AIM » Retype exactly what runs from the first line of the data to the line with "dependency by year</text>", keeping both of those lines and skipping pictures.

DATASET EXCERPT »

BEGIN

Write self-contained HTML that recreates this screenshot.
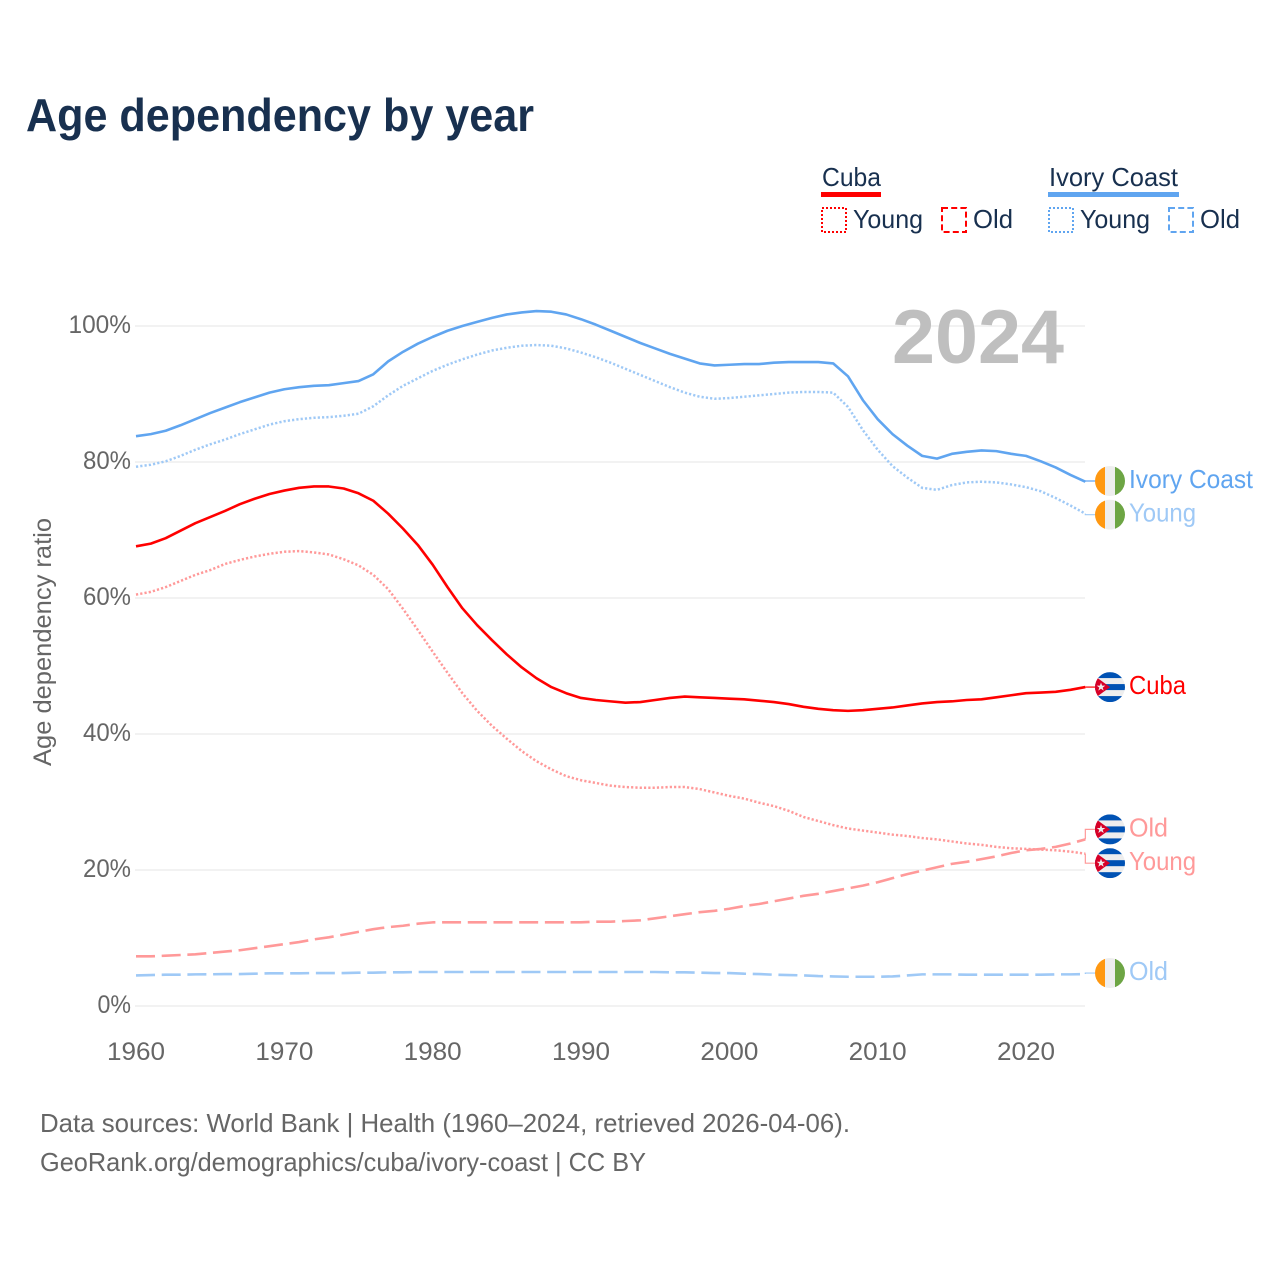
<!DOCTYPE html>
<html lang="en">
<head>
<meta charset="utf-8">
<title>Age dependency by year</title>
<style>
html,body{margin:0;padding:0;background:#fff;}
svg{display:block;}
text{font-family:"Liberation Sans",sans-serif;}
</style>
</head>
<body>
<svg id="chart" xmlns="http://www.w3.org/2000/svg" width="1280" height="1280" viewBox="0 0 1280 1280">
<defs>
<clipPath id="flag-clip"><circle cx="0" cy="0" r="15"/></clipPath>
</defs>
<rect x="0" y="0" width="1280" height="1280" fill="#fff"/>
<text x="26" y="131" font-size="46" font-weight="700" fill="#18304f" textLength="508" lengthAdjust="spacingAndGlyphs">Age dependency by year</text>

<g font-size="26" fill="#18304f">
<text x="822" y="186" textLength="59" lengthAdjust="spacingAndGlyphs">Cuba</text>
<rect x="821" y="192" width="60" height="5" fill="#ff0000"/>
<rect x="822" y="208" width="24" height="24" fill="none" stroke="#ff0000" stroke-width="2" stroke-dasharray="2 2"/>
<text x="853" y="228" textLength="70" lengthAdjust="spacingAndGlyphs">Young</text>
<rect x="942" y="208" width="24" height="24" fill="none" stroke="#ff0000" stroke-width="2" stroke-dasharray="6 3.2"/>
<text x="973" y="228" textLength="40" lengthAdjust="spacingAndGlyphs">Old</text>
<text x="1049" y="186" textLength="129" lengthAdjust="spacingAndGlyphs">Ivory Coast</text>
<rect x="1048" y="192" width="131" height="5" fill="#60a5f0"/>
<rect x="1049" y="208" width="24" height="24" fill="none" stroke="#60a5f0" stroke-width="2" stroke-dasharray="2 2"/>
<text x="1080" y="228" textLength="70" lengthAdjust="spacingAndGlyphs">Young</text>
<rect x="1169" y="208" width="24" height="24" fill="none" stroke="#60a5f0" stroke-width="2" stroke-dasharray="6 3.2"/>
<text x="1200" y="228" textLength="40" lengthAdjust="spacingAndGlyphs">Old</text>
</g>

<g id="grid"></g>
<text x="892" y="363" font-size="76" font-weight="700" fill="#bfbfbf" textLength="172" lengthAdjust="spacingAndGlyphs">2024</text>
<text transform="translate(51 642) rotate(-90)" text-anchor="middle" font-size="25" fill="#666" textLength="248" lengthAdjust="spacingAndGlyphs">Age dependency ratio</text>
<g id="series"></g>
<g id="labels"></g>

<text x="40" y="1132" font-size="26" fill="#666" textLength="810" lengthAdjust="spacingAndGlyphs">Data sources: World Bank | Health (1960–2024, retrieved 2026-04-06).</text>
<text x="40" y="1171" font-size="26" fill="#666" textLength="606" lengthAdjust="spacingAndGlyphs">GeoRank.org/demographics/cuba/ivory-coast | CC BY</text>
</svg>
<script>
const startYear = 1960;
const yTicks = [0, 20, 40, 60, 80, 100];
const xTicks = [1960, 1970, 1980, 1990, 2000, 2010, 2020];

const cubaTotal = [67.6,68.0,68.8,69.9,71.0,71.9,72.8,73.8,74.6,75.3,75.8,76.2,76.4,76.4,76.1,75.4,74.3,72.4,70.2,67.8,64.9,61.6,58.5,56.0,53.8,51.7,49.8,48.2,46.9,46.0,45.3,45.0,44.8,44.6,44.7,45.0,45.3,45.5,45.4,45.3,45.2,45.1,44.9,44.7,44.4,44.0,43.7,43.5,43.4,43.5,43.7,43.9,44.2,44.5,44.7,44.8,45.0,45.1,45.4,45.7,46.0,46.1,46.2,46.5,46.9];
const cubaYoung = [60.5,60.9,61.6,62.5,63.4,64.1,65.0,65.6,66.1,66.5,66.8,66.9,66.7,66.4,65.7,64.8,63.4,61.3,58.4,55.3,52.1,49.0,46.0,43.4,41.2,39.3,37.5,36.0,34.8,33.8,33.2,32.8,32.4,32.2,32.1,32.1,32.2,32.2,31.9,31.4,30.9,30.5,29.9,29.4,28.7,27.8,27.2,26.6,26.1,25.8,25.5,25.2,25.0,24.7,24.5,24.2,23.9,23.7,23.4,23.2,23.1,23.0,22.9,22.7,22.4];
const cubaOld = [7.3,7.3,7.4,7.5,7.6,7.8,8.0,8.2,8.5,8.8,9.1,9.4,9.8,10.1,10.5,10.9,11.3,11.6,11.8,12.1,12.3,12.3,12.3,12.3,12.3,12.3,12.3,12.3,12.3,12.3,12.3,12.4,12.4,12.5,12.6,12.9,13.2,13.5,13.8,14.0,14.3,14.7,15.0,15.4,15.8,16.2,16.5,16.9,17.3,17.7,18.2,18.8,19.4,19.9,20.4,20.9,21.2,21.6,22.0,22.5,22.9,23.1,23.4,23.9,24.5];
const ivoryTotal = [83.8,84.1,84.6,85.4,86.3,87.2,88.0,88.8,89.5,90.2,90.7,91.0,91.2,91.3,91.6,91.9,92.9,94.8,96.2,97.4,98.4,99.3,100.0,100.6,101.2,101.7,102.0,102.2,102.1,101.7,101.0,100.2,99.3,98.4,97.5,96.7,95.9,95.2,94.5,94.2,94.3,94.4,94.4,94.6,94.7,94.7,94.7,94.5,92.6,89.1,86.3,84.1,82.4,80.9,80.5,81.2,81.5,81.7,81.6,81.2,80.9,80.1,79.2,78.1,77.1];
const ivoryYoung = [79.3,79.6,80.1,80.9,81.8,82.6,83.3,84.1,84.8,85.5,86.0,86.3,86.5,86.6,86.8,87.1,88.2,89.8,91.2,92.3,93.4,94.3,95.1,95.8,96.4,96.8,97.1,97.2,97.1,96.7,96.1,95.4,94.6,93.7,92.8,91.9,91.0,90.2,89.6,89.3,89.4,89.6,89.8,90.0,90.2,90.3,90.3,90.2,88.1,84.7,81.8,79.4,77.7,76.2,75.9,76.6,77.0,77.1,77.0,76.7,76.3,75.7,74.7,73.6,72.4];
const ivoryOld = [4.5,4.55,4.6,4.6,4.65,4.66,4.7,4.7,4.75,4.8,4.8,4.8,4.85,4.85,4.85,4.9,4.9,4.95,4.95,5.0,5.0,5.0,5.0,5.0,5.0,5.0,5.0,5.0,5.0,5.0,5.0,5.0,5.0,5.0,5.0,5.0,4.95,4.95,4.9,4.85,4.85,4.75,4.7,4.6,4.55,4.5,4.4,4.35,4.3,4.3,4.3,4.35,4.5,4.65,4.65,4.65,4.6,4.6,4.6,4.6,4.6,4.6,4.65,4.65,4.7];

const NS = 'http://www.w3.org/2000/svg';
const xScale = function (year) { return 136 + (year - startYear) * (1026 - 136) / 60; };
const yScale = function (v) { return 1006 - v * 6.8; };
const make = function (parent, tag) {
  const node = document.createElementNS(NS, tag);
  parent.appendChild(node);
  return node;
};

const grid = document.getElementById('grid');
yTicks.forEach(function (t) {
  const line = make(grid, 'line');
  
  
  line.setAttribute('x1', 135);
  line.setAttribute('x2', 1085);
  line.setAttribute('y1', yScale(t));
  line.setAttribute('y2', yScale(t));
  line.setAttribute('stroke', '#eeeeee');
  line.setAttribute('stroke-width', 1.5);
  const label = make(grid, 'text');
  
  
  label.setAttribute('x', 131);
  label.setAttribute('y', yScale(t) + 7);
  label.setAttribute('text-anchor', 'end');
  label.setAttribute('font-size', 25);
  label.setAttribute('fill', '#666');
  label.setAttribute('textLength', String(t).length * 14.5 + 19);
  label.setAttribute('lengthAdjust', 'spacingAndGlyphs');
  label.textContent = t + '%';
});
xTicks.forEach(function (t) {
  const label = make(grid, 'text');
  
  
  label.setAttribute('x', xScale(t));
  label.setAttribute('y', 1060);
  label.setAttribute('text-anchor', 'middle');
  label.setAttribute('font-size', 25);
  label.setAttribute('fill', '#666');
  label.setAttribute('textLength', 58);
  label.setAttribute('lengthAdjust', 'spacingAndGlyphs');
  label.textContent = t;
});

const seriesLayer = document.getElementById('series');
const labelLayer = document.getElementById('labels');

function drawLine(values, name, color, dash, width) {
  const path = make(seriesLayer, 'path');
  
  
  path.setAttribute('d', values.map(function (v, i) {
    return (i ? 'L' : 'M') + xScale(startYear + i).toFixed(2) + ' ' + yScale(v).toFixed(2);
  }).join(''));
  path.setAttribute('fill', 'none');
  path.setAttribute('stroke', color);
  path.setAttribute('stroke-width', width);
  path.setAttribute('stroke-linejoin', 'round');
  if (dash) {
    path.setAttribute('stroke-dasharray', dash);
  }
}

function drawFlag(kind, cy, name) {
  const g = make(labelLayer, 'g');
  
  
  g.setAttribute('transform', 'translate(1110 ' + cy + ')');
  g.setAttribute('clip-path', 'url(#flag-clip)');
  const addRect = function (x, y, w, h, fill) {
    const r = make(g, 'rect');
    r.setAttribute('x', x);
    r.setAttribute('y', y);
    r.setAttribute('width', w);
    r.setAttribute('height', h);
    r.setAttribute('fill', fill);
  };
  if (kind === 'ivory') {
    addRect(-15, -15, 10, 30, '#ff9811');
    addRect(-5, -15, 10, 30, '#eeeeee');
    addRect(5, -15, 10, 30, '#6da544');
  } else {
    addRect(-15, -15, 30, 30, '#eeeeee');
    addRect(-15, -15, 30, 6, '#0052b4');
    addRect(-15, -3, 30, 6, '#0052b4');
    addRect(-15, 9, 30, 6, '#0052b4');
    const tri = make(g, 'polygon');
    tri.setAttribute('points', '-15,-11 0,0 -15,11 -16,11 -16,-11');
    tri.setAttribute('fill', '#d80027');
    const star = make(g, 'polygon');
    star.setAttribute('points', '-9,-4.5 -7.9,-1.4 -4.7,-1.4 -7.3,0.5 -6.3,3.6 -9,1.7 -11.7,3.6 -10.7,0.5 -13.3,-1.4 -10.1,-1.4');
    star.setAttribute('fill', '#eeeeee');
  }
}

function drawEnd(values, name, lineColor, kind, text, nudge, textWidth) {
  const last = values[values.length - 1];
  const y0 = yScale(last);
  const cy = y0 + nudge;
  const x0 = xScale(startYear + values.length - 1);
  const link = make(labelLayer, 'path');
  
  
  link.setAttribute('d', 'M' + x0 + ' ' + y0 + 'V' + cy + 'H1095');
  link.setAttribute('fill', 'none');
  link.setAttribute('stroke', lineColor);
  link.setAttribute('stroke-width', 1.2);
  drawFlag(kind, cy, name);
  const label = make(labelLayer, 'text');
  
  
  label.setAttribute('x', 1129);
  label.setAttribute('y', cy + 7);
  label.setAttribute('font-size', 26);
  label.setAttribute('fill', lineColor);
  label.setAttribute('textLength', textWidth);
  label.setAttribute('lengthAdjust', 'spacingAndGlyphs');
  label.textContent = text;
}

const RED = '#ff0000', REDLIGHT = '#ff9999', BLUE = '#60a5f0', BLUELIGHT = '#9fc9f6';
const DOTS = '2.2 2.1', DASHES = '19 6.7';

drawLine(ivoryOld, 'ivory-old', BLUELIGHT, DASHES, 2.6);
drawLine(ivoryYoung, 'ivory-young', BLUELIGHT, DOTS, 2.5);
drawLine(cubaOld, 'cuba-old', REDLIGHT, DASHES, 2.6);
drawLine(cubaYoung, 'cuba-young', REDLIGHT, DOTS, 2.5);
drawLine(ivoryTotal, 'ivory-total', BLUE, null, 2.6);
drawLine(cubaTotal, 'cuba-total', RED, null, 2.6);

drawEnd(ivoryTotal, 'ivory-total', BLUE, 'ivory', 'Ivory Coast', -0.7, 124);
drawEnd(ivoryYoung, 'ivory-young', BLUELIGHT, 'ivory', 'Young', 1, 67);
drawEnd(cubaTotal, 'cuba-total', RED, 'cuba', 'Cuba', 0, 57);
drawEnd(cubaOld, 'cuba-old', REDLIGHT, 'cuba', 'Old', -10, 39);
drawEnd(cubaYoung, 'cuba-young', REDLIGHT, 'cuba', 'Young', 9.5, 67);
drawEnd(ivoryOld, 'ivory-old', BLUELIGHT, 'ivory', 'Old', -1, 39);
</script>
</body>
</html>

END

REPLY TO THE TASK »
Write self-contained HTML that recreates this screenshot.
<!DOCTYPE html>
<html lang="en">
<head>
<meta charset="utf-8">
<title>Age dependency by year</title>
<style>
html,body{margin:0;padding:0;background:#fff;}
svg{display:block;}
text{font-family:"Liberation Sans",sans-serif;}
</style>
</head>
<body>
<svg id="chart" xmlns="http://www.w3.org/2000/svg" width="1280" height="1280" viewBox="0 0 1280 1280">
<defs>
<clipPath id="flag-clip"><circle cx="0" cy="0" r="15"/></clipPath>
</defs>
<rect x="0" y="0" width="1280" height="1280" fill="#fff"/>
<text x="26" y="131" font-size="46" font-weight="700" fill="#18304f" textLength="508" lengthAdjust="spacingAndGlyphs">Age dependency by year</text>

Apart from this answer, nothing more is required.